Miles is a world-class actor. It’s almost as if he doesn’t have to try. He’s naturally gifted. It’s amazing to watchJonah Hill hogs most of the best lines as Efraim, the charismatic, larger-than-life dropout, while Teller is more understated and morally compromised as David, the masseur-turned-gunrunner.
“David came from Miami, which could not be more different from where I grew up, like the sticks in Florida, out in the woods,” says Teller. “But in some ways we were in very similar circumstances at that age. Like he plays guitar, I play guitar. I smoked a ton of pot, as did David. I don’t know if I’d have been able to go into meetings like David did. I did not do that shit when I was high. That was not my entertainment.”
With his languid delivery and sleepy eyes, it’s not hard to imagine Teller as a caner. “I was smoking multiple times a day every day – you’re in theatre school in New York, do it!” he exclaims. “But I slowed down on it and really stopped for a while because my career started going and I didn’t want to mess it up when I was high. If someone sent me an email, I didn’t want to respond and obviously you can’t do that shit.”
But now things are going well, surely he can knock himself out? “Yeah,” he smiles, “I’m kind of easing back into it.”
If Teller could have been forgiven for being crotchety with journalists, post-Esquire, he isn’t – at least not today. He is engaged, wry and opinionated, especially on gun control in the States and the mental health of soldiers returning from war. “We’ve known how to send guys to war forever, but we really don’t know how to bring them back yet,” he says, citing a statistic that there are 22 veterans committing suicide every day in the US. He’s clearly self-confident about his work, which could be interpreted as dickishness, but then he is an ambitious and versatile performer, as gifted as anyone in his age range. I’d also note that quotes that can read a little bald in print are often more archly and winningly expressed in person.

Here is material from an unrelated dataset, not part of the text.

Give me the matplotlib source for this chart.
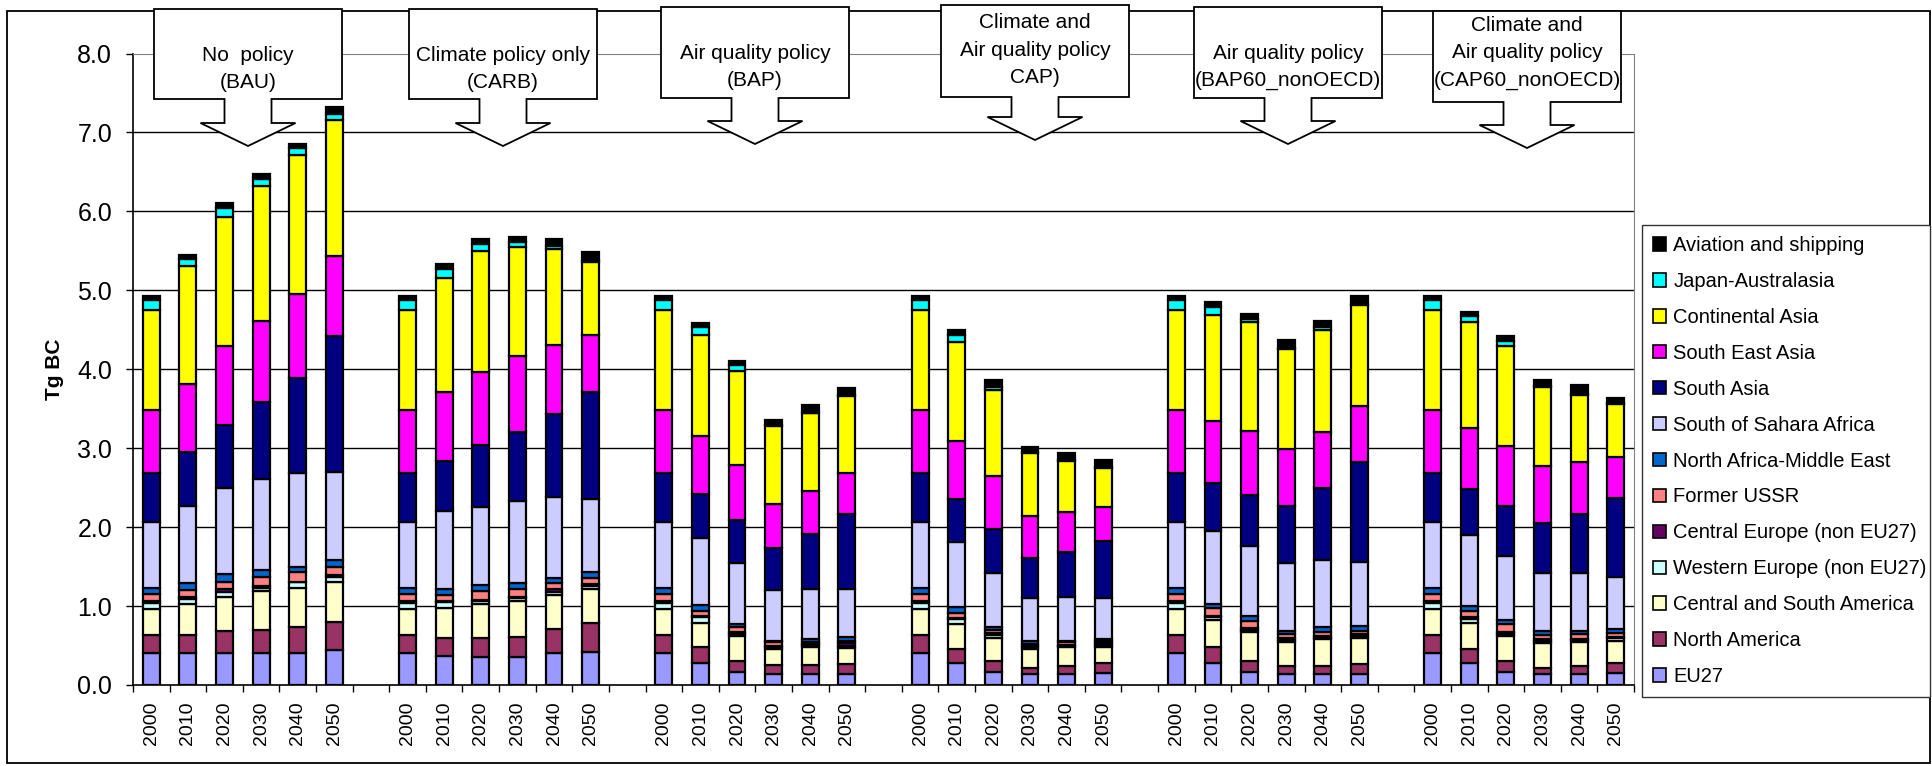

Teller might act bulletproof, but it’s obvious that the Esquire story really stung him. “Oh, I felt frickin’ helpless, I felt extremely misrepresented, I felt a little angry,” he says, his voice almost cracking. “For the average person, they are reading this article, they haven’t met you, they’re like, ‘Oh Miles is an asshole. You didn’t hear it? You didn’t read that Esquire? Yeah, she said he was an asshole – he must be!’
“I’d say that you get a little more guarded but I’m actually not,” he goes on. “Certain times I’ll choose my words very carefully and maybe come off a little more boring. But I also think that’s why people – certain people – do relate to me: because there is no agenda, honestly. I was raised middle-class in a small town. I have all my same friends from high school. I’m close with my family. I’m dating a normal girl. So I want to feel people think I’m a man of the people. Because I feel that way.”
The “normal girl” is a bit of a stretch – Keleigh Sperry, his girlfriend of three years, is a model – but the point stands. Teller is compared to a lot of great actors; the one whom he calls to mind for me is Tom Hanks.
Hanks, too, started in lightweight comedies, before growing into more mature everyman-ish parts and advocacy: both men are outspoken on the debt they owe to the US military. Teller’s forthcoming roles – a boxer who recovered from a broken neck suffered in yes, a car crash; a soldier with PTSD; a hero firefighter; an Elvis Presley biopic down the line – hint at the direction he’s taking.
Time’s up; Teller has wildfires to put out. He smiles warmly, clasps my hand and goes to leave the room. At the door he stops and turns back: “If I read this and you call me an asshole, I’m going to be so pissed off.”